How to recursivly use JpegTran (command line) to o

2020-07-06 04:33发布

问题:

i have Photos in multiple directories. I want to use jpegtran (command line tool) to recursivly go through each one, optimise it, and save it (overwrite it)

if they are all in one folder i use this

for JPEG in *.jpg ; do jpegtran -optimize $JPEG > $JPEG; done

but i can't get it working recursivly and overwriting the same file (rather than to a new filename)

any tips?

回答1:

jpegtran whole directory

find /the/image/path -name "*.jpg" -type f -exec jpegtran -copy none -optimize -outfile {} {} \;


回答2:

How about using the find command:

find /your/dir -name '*.jpg' -exec echo jpegtran -optimize {} \;

Run the command, if you like the output, remove echo to execute it.



回答3:

It is usually a whole lot easier to use find in such cases, because what you want to do is act on a few filenames. The find utility will give you those names.

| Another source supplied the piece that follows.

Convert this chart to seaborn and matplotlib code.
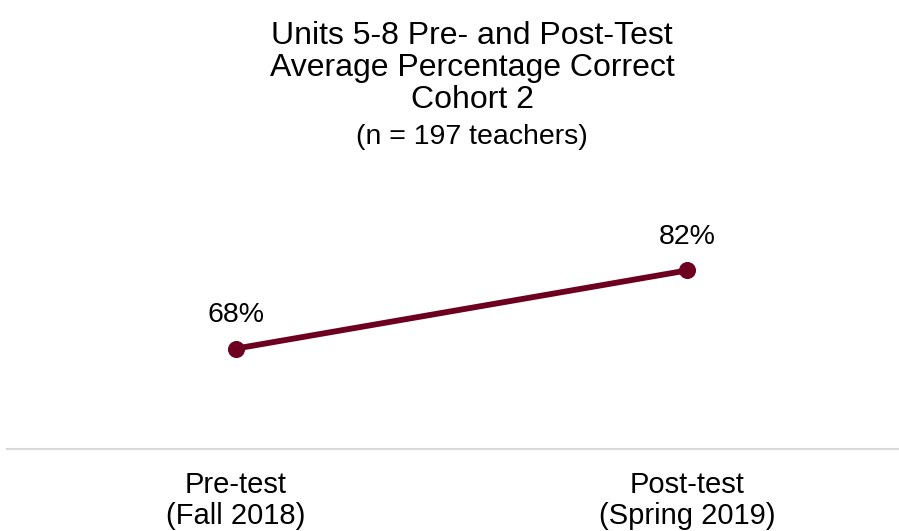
import matplotlib
matplotlib.use("Agg")
import matplotlib.pyplot as plt
import seaborn as sns
import pandas as pd

# Data
tests = ["Pre-test\n(Fall 2018)", "Post-test\n(Spring 2019)"]
avg_correct = [68, 82]
value_labels = ["68%", "82%"]

title_lines = ["Units 5-8 Pre- and Post-Test", "Average Percentage Correct", "Cohort 2"]
subtitle = "(n = 197 teachers)"

line_color = "#6d0020"

sns.set_theme(style="white")
plt.rcParams["font.family"] = ["Liberation Sans", "DejaVu Sans"]

df = pd.DataFrame({"test": tests, "pct": avg_correct})

fig = plt.figure(figsize=(8.99, 5.31), dpi=100)
ax = fig.add_axes([7 / 899, 1 - 449 / 531, 892 / 899, 279 / 531])

sns.lineplot(data=df, x="test", y="pct", ax=ax, color=line_color,
             linewidth=4.2, marker="o", markersize=11.5,
             markeredgecolor=line_color, sort=False)

for i, (v, lab) in enumerate(zip(avg_correct, value_labels)):
    ax.annotate(lab, (i, v), xytext=(0, 24), textcoords="offset points",
                ha="center", va="center", fontsize=20.5, color="black")

ax.set_xlim(-0.508, 1.47)
ax.set_ylim(50, 100)
ax.set_xlabel("")
ax.set_ylabel("")
ax.set_yticks([])
ax.set_xticks(range(len(tests)))
ax.set_xticklabels(tests, fontsize=21, linespacing=1.18, color="black")
ax.tick_params(axis="x", length=0, pad=15.5)

for side in ["top", "right", "left"]:
    ax.spines[side].set_visible(False)
ax.spines["bottom"].set_color("#d9d9d9")
ax.spines["bottom"].set_linewidth(1.5)

# Title block
for k, line in enumerate(title_lines):
    fig.text(472 / 899, 1 - (36.5 + 31.5 * k) / 531, line, ha="center", va="center",
             fontsize=23, color="black")
fig.text(472 / 899, 1 - 137.5 / 531, subtitle, ha="center", va="center",
         fontsize=20.5, color="black")

fig.savefig("out.png", dpi=100)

Assuming you have GNU (or maybe even BSD) tools, the following example will illustrate this common scenario.

For example:

$ find ~/images/wallpapers/TEMP/ -type f -iname '*jpg' \
    -exec sh -c 'jpegtran -outfile {}.out -optimize {}; mv {}.out {} ' \;
  1. find looks for all files ending with jpg in the TEMP folder, recursively.
  2. For every full file path found (denoted by `{}'), find will run the command given to -exec
  3. the -exec option cheats and runs several commands instead of one through sh

Notes

cat file > file is not allowed because simultaneously reading from, and writing to the same file is not a well defined or even supported operation in bash.